7. A propósito de estacionamento: a cidade tem aqui mais uma equação irresolúvel. Sabendo que a capacidade de atracção da Baixa junto da classe média/alta e em particular, junto das famílias, será tanto maior quanto maior for a sua capacidade de assegurar estacionamento, a SRU, com toda a lógica, tem vindo a estudar soluções em que se assegure o estacionamento para residentes no próprio quarteirão ou nas suas imediações. Essas soluções passam por protocolos com os estacionamentos já existentes, pelo aproveitamento do miolo dos quarteirões, pela construção de estacionamentos especialmente vocacionados para residentes sejam eles subterrâneos ou em altura, e pela reserva de lugares na rua. Cada situação pede uma solução apropriada. Todavia e sem prejuízo desta estratégia, parece-me necessário acautelar os seguintes aspectos: a) Quantos lugares de estacionamento residencial se pode criar, sem ultrapassar a capacidade de escoamento da rede viária existente? É muito importante estudar esta questão, não vá uma solução se transformar num problema ainda maior. Quanto a mim parece-me óbvio que os lugares de parqueamento de nada servirão se os utentes não conseguirem lá chegar (este problema poderá ser mitigado através de uma mudança nos horários praticados e dos ritmos da cidade, isto é, pela diversificação social e económica e, como é óbvio, pelo aperfeiçoamento da rede de transportes públicos); b) Temo que em algum momento se caia na tentação fácil de se sacrificar o interior dos quarteirões para se criar aí estacionamento, em vez de estes servirem de espaços verdes e de lazer de uso comunitário (trata-se, de resto, de uma questão já por mim levantada aquando da discussão pública do Masterplan – Contrato de Cidade).

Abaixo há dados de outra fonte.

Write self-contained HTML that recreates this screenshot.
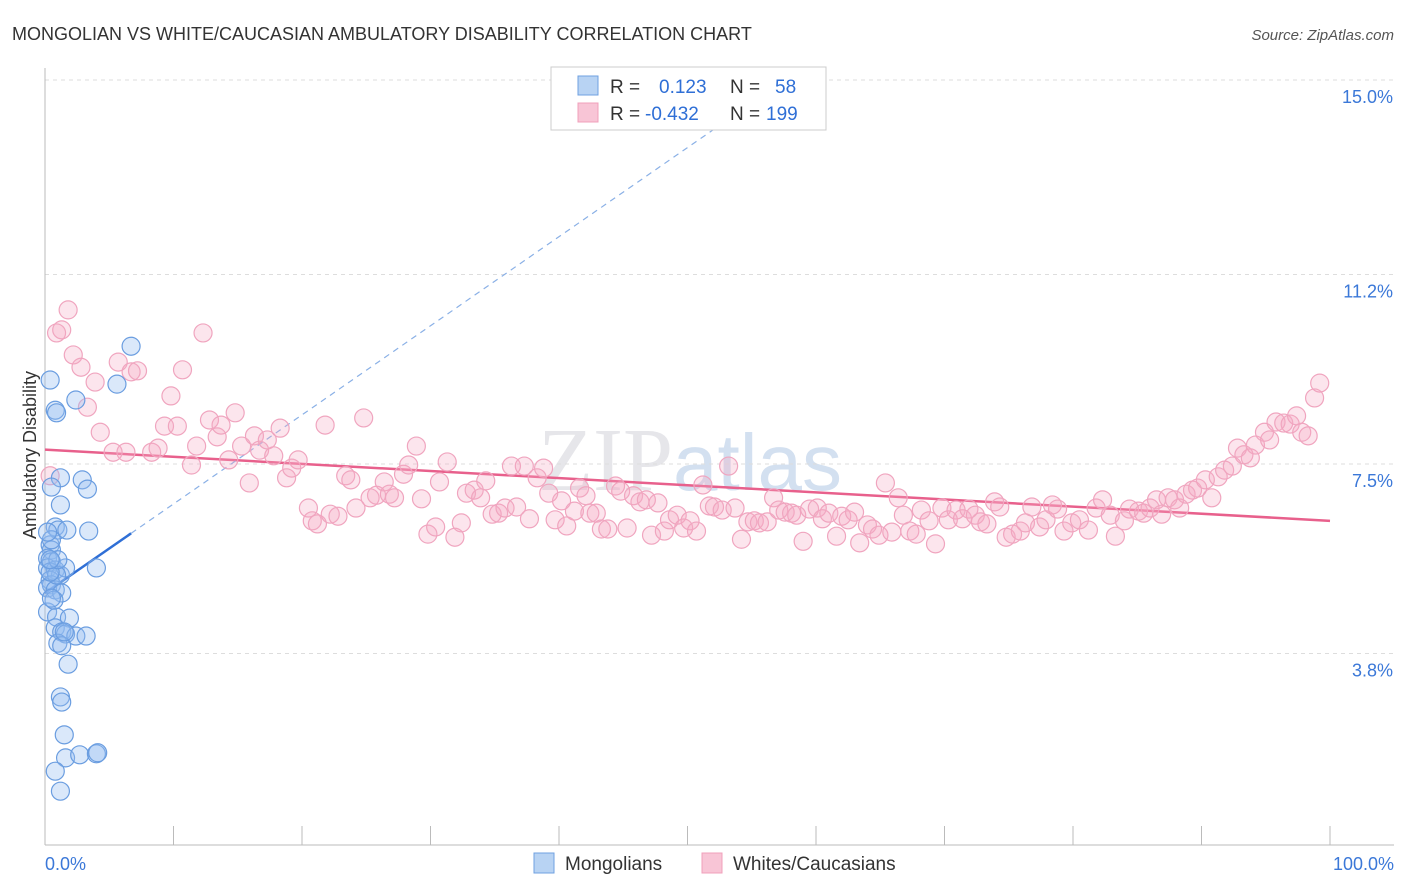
<!DOCTYPE html>
<html><head><meta charset="utf-8">
<style>
body{margin:0;background:#fff;font-family:"Liberation Sans",sans-serif;}
#wrap{position:relative;width:1406px;height:892px;overflow:hidden;}
</style></head>
<body>
<div id="wrap">
<svg id="chart" width="1406" height="892">
  <text x="12" y="40" font-size="18" fill="#333">MONGOLIAN VS WHITE/CAUCASIAN AMBULATORY DISABILITY CORRELATION CHART</text>
  <text x="1394" y="40" font-size="15" fill="#555" font-style="italic" text-anchor="end">Source: ZipAtlas.com</text>
  <text x="690" y="490" font-size="90" fill="#e6e6ea" text-anchor="middle" font-family="Liberation Serif,serif">ZIP<tspan fill="#d3e0f0" font-family="Liberation Sans,sans-serif" font-size="80">atlas</tspan></text>
  <text x="36" y="455" font-size="18" fill="#333" text-anchor="middle" transform="rotate(-90 36 455)">Ambulatory Disability</text>
  <g id="grid"></g><g id="axes"></g><g id="trends"></g><g id="pts"></g>
  <g>
    <rect x="551" y="67" width="275" height="63" fill="#fff" stroke="#ccc"/>
    <rect x="578" y="76" width="20" height="19" fill="#b8d3f3" stroke="#6fa0e0"/>
    <rect x="578" y="103" width="20" height="19" fill="#f8c5d6" stroke="#f0a0bb"/>
    <text x="610" y="93" font-size="19" fill="#333">R = <tspan x="659" fill="#2f6fd6">0.123</tspan><tspan x="730" fill="#333">N = </tspan><tspan x="775" fill="#2f6fd6">58</tspan></text>
    <text x="610" y="120" font-size="19" fill="#333">R = <tspan x="645" fill="#2f6fd6">-0.432</tspan><tspan x="730" fill="#333">N = </tspan><tspan x="766" fill="#2f6fd6">199</tspan></text>
  </g>
  <g>
    <rect x="534" y="853" width="20" height="20" fill="#b8d3f3" stroke="#6fa0e0"/>
    <text x="565" y="870" font-size="19" fill="#333">Mongolians</text>
    <rect x="702" y="853" width="20" height="20" fill="#f8c5d6" stroke="#f0a0bb"/>
    <text x="733" y="870" font-size="19" fill="#333">Whites/Caucasians</text>
  </g>
</svg>
</div>
<script>
const yTicks=[15.0,11.2,7.5,3.8];
const yTickLabels=["15.0%","11.2%","7.5%","3.8%"];
const xTickLabels=["0.0%","100.0%"];
const blueX=[0.4,0.8,0.9,2.4,5.6,6.7,1.2,0.5,2.9,3.3,1.2,0.8,1.0,1.7,3.4,0.4,0.5,0.2,0.5,0.2,0.8,1.2,1.6,4.0,0.4,0.5,0.2,0.8,1.3,0.2,0.9,1.9,0.8,1.3,1.6,2.4,3.2,1.0,1.3,1.8,1.2,1.3,1.5,1.6,2.7,4.0,4.1,0.8,1.2,0.5,0.9,0.4,0.7,1.5,0.2,0.5,1.0,0.4];
const blueY=[9.14,8.55,8.50,8.75,9.06,9.80,7.23,7.05,7.19,7.01,6.70,6.27,6.21,6.21,6.19,5.92,5.82,5.66,5.59,5.47,5.43,5.33,5.47,5.47,5.23,5.14,5.08,5.04,4.98,4.61,4.51,4.49,4.30,4.22,4.18,4.14,4.14,4.00,3.95,3.59,2.95,2.85,2.21,1.76,1.82,1.84,1.86,1.50,1.11,6.02,5.33,5.39,4.84,4.22,6.17,4.88,5.63,5.63];
const pinkX=[0.4,0.9,1.3,1.8,2.2,2.8,3.3,3.9,4.3,5.3,5.7,6.3,6.7,7.2,8.3,8.8,9.3,9.8,10.3,10.7,11.4,11.8,12.3,12.8,13.4,13.7,14.3,14.8,15.3,15.9,16.3,16.7,17.3,17.8,18.3,18.8,19.2,19.7,20.5,20.8,21.2,21.8,22.2,22.8,23.4,23.8,24.2,24.8,25.3,25.8,26.4,26.8,27.2,27.9,28.3,28.9,29.3,29.8,30.4,30.7,31.3,31.9,32.4,32.8,33.4,33.9,34.3,34.8,35.3,35.8,36.3,36.7,37.3,37.7,38.3,38.8,39.2,39.7,40.2,40.6,41.2,41.6,42.1,42.4,42.9,43.3,43.8,44.4,44.8,45.3,45.8,46.3,46.8,47.2,47.7,48.2,48.6,49.2,49.7,50.2,50.7,51.2,51.7,52.1,52.7,53.2,53.7,54.2,54.7,55.2,55.6,56.2,56.7,57.1,57.6,58.1,58.5,59.0,59.5,60.1,60.5,61.0,61.6,62.0,62.5,63.0,63.4,64.0,64.4,64.9,65.4,65.9,66.4,66.8,67.3,67.8,68.2,68.8,69.3,69.8,70.3,70.9,71.4,71.9,72.4,72.8,73.3,73.9,74.3,74.8,75.3,75.9,76.3,76.8,77.4,77.9,78.4,78.8,79.3,79.9,80.5,81.2,81.8,82.3,82.9,83.3,84.0,84.4,85.1,85.5,86.0,86.5,86.9,87.4,87.9,88.3,88.8,89.3,89.7,90.3,90.8,91.3,91.8,92.4,92.8,93.3,93.8,94.2,94.9,95.3,95.8,96.4,96.9,97.4,97.8,98.3,98.8,99.2];
const pinkY=[7.27,10.06,10.12,10.51,9.63,9.39,8.61,9.10,8.12,7.73,9.49,7.73,9.30,9.32,7.73,7.81,8.24,8.83,8.24,9.34,7.48,7.85,10.06,8.36,8.03,8.26,7.58,8.50,7.85,7.13,8.05,7.77,7.97,7.66,8.20,7.23,7.42,7.58,6.64,6.39,6.33,8.26,6.52,6.48,7.27,7.19,6.64,8.40,6.84,6.89,7.15,6.91,6.84,7.30,7.48,7.85,6.82,6.13,6.27,7.15,7.54,6.07,6.35,6.93,6.99,6.84,7.17,6.52,6.54,6.64,7.46,6.66,7.46,6.43,7.23,7.42,6.93,6.41,6.78,6.29,6.58,7.03,6.88,6.54,6.54,6.23,6.23,7.07,6.97,6.25,6.88,6.76,6.80,6.11,6.74,6.19,6.41,6.50,6.25,6.39,6.19,7.09,6.68,6.66,6.60,7.46,6.64,6.03,6.37,6.39,6.35,6.37,6.84,6.60,6.56,6.54,6.50,5.99,6.62,6.64,6.43,6.54,6.09,6.48,6.41,6.56,5.96,6.31,6.23,6.11,7.13,6.17,6.84,6.50,6.19,6.13,6.60,6.39,5.94,6.64,6.41,6.60,6.43,6.62,6.50,6.37,6.33,6.76,6.66,6.07,6.13,6.19,6.35,6.66,6.27,6.41,6.70,6.62,6.19,6.35,6.41,6.21,6.64,6.80,6.50,6.09,6.39,6.62,6.58,6.54,6.64,6.80,6.52,6.84,6.80,6.64,6.91,6.99,7.03,7.19,6.84,7.25,7.38,7.46,7.81,7.68,7.62,7.87,8.12,7.97,8.32,8.30,8.28,8.44,8.12,8.05,8.79,9.08];
const blueTrend=[4.98,0.174];   // intercept, slope per %
const pinkTrend=[7.78,-0.0139];

const NS="http://www.w3.org/2000/svg";
const X=p=>45+p*12.85;
const Y=v=>80+(15-v)*51.2;
function mk(tag,attrs,parent){const e=document.createElementNS(NS,tag);for(const k in attrs)e.setAttribute(k,attrs[k]);parent.appendChild(e);return e;}
const grid=document.getElementById('grid'),axes=document.getElementById('axes'),trends=document.getElementById('trends'),pts=document.getElementById('pts');
yTicks.forEach((t,i)=>{
  const l=mk('line',{x1:45,x2:1394,y1:Y(t),y2:Y(t),stroke:'#ddd','stroke-dasharray':'4 4'},grid);
  
  
  const tx=mk('text',{x:1393,y:Y(t)+23,'font-size':18,fill:'#3b78d8','text-anchor':'end'},grid);
  tx.textContent=yTickLabels[i];
  
  
});
const ax=mk('line',{x1:45,x2:1394,y1:845,y2:845,stroke:'#bbb'},axes);


const ay=mk('line',{x1:45,x2:45,y1:68,y2:845,stroke:'#bbb'},axes);


for(let i=0;i<=10;i++){
  const t=mk('line',{x1:X(i*10),x2:X(i*10),y1:826,y2:845,stroke:'#bbb'},axes);
  
  
}
[[0,'start',45],[100,'end',1394]].forEach((d,i)=>{
  const t=mk('text',{x:d[2],y:870,'font-size':18,fill:'#3b78d8','text-anchor':d[1]},axes);
  t.textContent=xTickLabels[i];
  
  
});
function drawPts(xs,ys,fill,stroke,name){
  xs.forEach((x,i)=>{
    const c=mk('circle',{cx:X(x),cy:Y(ys[i]),r:9,fill:fill,stroke:stroke,'stroke-width':1.2},pts);
    
    
  });
}
drawPts(pinkX,pinkY,'rgba(246,170,196,0.3)','#f0a5bf','white-caucasian-point');
drawPts(blueX,blueY,'rgba(150,190,240,0.35)','#6a9de0','mongolian-point');
const pl=mk('line',{x1:X(0),y1:Y(pinkTrend[0]),x2:X(100),y2:Y(pinkTrend[0]+pinkTrend[1]*100),stroke:'#e8608c','stroke-width':2.5},trends);


const bx=Math.max(...blueX);
const bl=mk('line',{x1:X(0),y1:Y(blueTrend[0]),x2:X(bx),y2:Y(blueTrend[0]+blueTrend[1]*bx),stroke:'#2f6fd6','stroke-width':2.5},trends);


const xe=(14.3-blueTrend[0])/blueTrend[1];
const bd=mk('line',{x1:X(bx),y1:Y(blueTrend[0]+blueTrend[1]*bx),x2:X(xe),y2:Y(blueTrend[0]+blueTrend[1]*xe),stroke:'#8ab0e6','stroke-width':1.2,'stroke-dasharray':'6 5'},trends);


</script>
</body></html>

8. A recuperação da ideia lançada nos anos 90 (aquando da elaboração do estudo Flores/Mouzinho para o ProCom) de se ligar através da rede de Eléctrico a parte alta da Baixa à parte baixa da Baixa, via Mouzinho da Silveira, é uma boa notícia. Devemo-nos congratular sempre que o bom senso marca pontos, mas (há sempre um "mas") ao passar hoje pela Praça Almeida Garrett e pelo remate que se está a fazer a norte das ruas Mouzinho da Silveira/Flores no contexto da requalificação da Avenida da Ponte, não pude deixar de reparar que os carris não estão ser instalados! Voltamos à questão da escassez dos recursos disponíveis e da obrigação que a cidade tem de se organizar de modo a retirar o máximo proveito desses recursos. A refazer eternamente obras, qual Sísifo, é que não vamos lá.